The local currency slipped against the dollar by 5.74 percent on Thursday on the Investor’s and Exporters’ (I&E) forex window in line with the CBN free float policy.
The naira depreciated as the dollar was quoted at N702.19 on the I&E window compared with the previous close of N664.04 to the dollar.
The CBN allowed the naira currency to drop as much as 36 percent on the official market on Wednesday in fulfillment of President Bola Tinubu’s pledge to align the exchange rate and do away with multiple exchange rates.
A web of multiple exchange rates under Godwin Emefiele had led to foreign currency shortages and made it difficult for investors to take out money from Africa’s biggest economy.
The removal of restrictions on the official market drove the naira to a record low of N750 to the dollar on the official market in early trade on Wednesday, down from Tuesday’s low of N477 naira to the dollar before it firmed to N664.04 a dollar.
This was the first time since 2016 that the naira recorded a big fall on the official market before the central bank introduced a managed exchange rate in 2017.
The local currency, however, closed at the parallel market at N757 to the dollar compared with N750 to the dollar close on Wednesday.
According to a Management Consultant, Femi Olabiyi, It was good that the central bank has abolished multiple forex markets.

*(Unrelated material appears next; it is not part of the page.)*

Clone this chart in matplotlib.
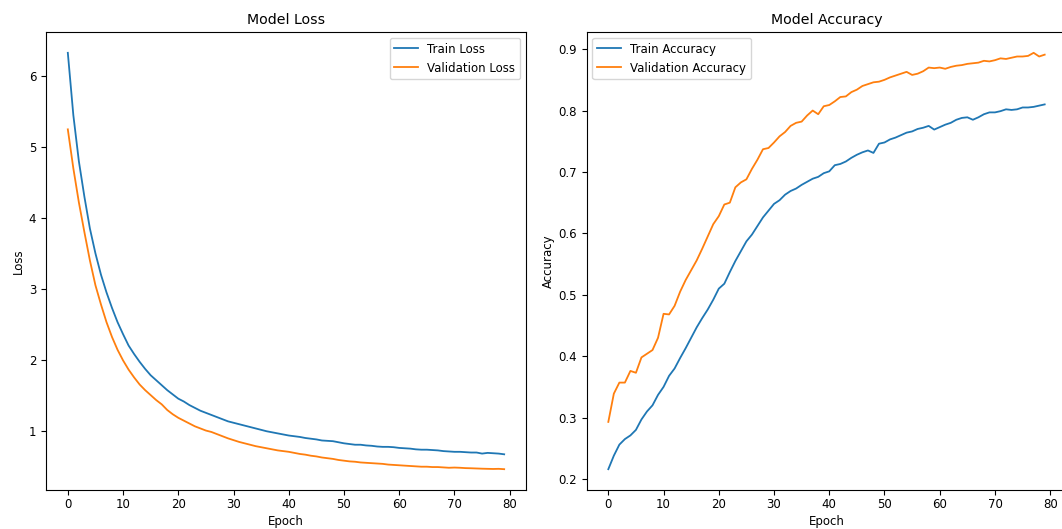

“Let the government make a hedging mechanism such that the single market would not float outside the +/- 20 percent range in any business year. Currency stability is better than the wild fluctuations of the market.
“In addition, let the government improve our dollar revenues and reduce our dollar outlays by refinancing our huge dollar debt portfolio into longer-term debt derivatives.
“Foreign direct investments and remittances have been falling over time. This trend has to stop,” Olabiyi told Global Financial Digest.
He said technically, the naira has been devalued and added to the increase in fuel prices, Nigerians should expect a high cost of living.
“I foresee inflation and high interest rates of up to 25 percent to drive inflation down.
“Above all, we should consume local goods more and reduce our dependence on foreign goods.”